The method is allowed to call self.tokenize an arbitrary number of times, as long as the total number of bytes passed into self.tokenize (summed across all calls) does not exceed sample_size.

You may assume that sample_size is at least 1000.

You may use randomization, but any randomization should be performed through the rng parameter, which is a random.Random object.

Other than calls to self.tokenize, your code should not implement any tokenizer-like functionality.

IMPORTANT:

If:

sample_size >= len(text)

then your code should return an exact token count.

As in Part 1, only code in byte_tokenizer.py will be graded so you should make sure any logic (including helper functions) is contained within that file.
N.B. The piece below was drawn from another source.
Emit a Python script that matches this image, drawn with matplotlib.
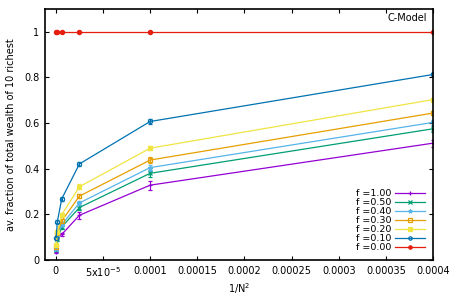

You may import modules from the standard library, but do not import third-party libraries.

Accuracy expectations

For text that's larger than the sample size, your code should be able to estimate the token count within 20% of the true value.

For sample sizes exceeding 10000, the accuracy should be within 5% of the true value.

Meeting these expectations suffices to pass this online assessment (simple approaches are fine).

If you would like, you can treat Part 2 as a more open-ended exercise by exploring additional techniques to further improve your code's accuracy.

Testing

You can test your code by clicking on the green dropdown menu in CoderPad and selecting:

Run Tests (Part 2)

These tests will pass regardless of the actual estimates returned by your solution.

At the end, a table will display your estimation accuracy across the different test configurations.

Note that the private test set will be more comprehensive than the tests provided to you.

If you'd like, you may further test your estimate_token_count method either by modifying test_part2.py or by using the scratchpad in scratchpad.py.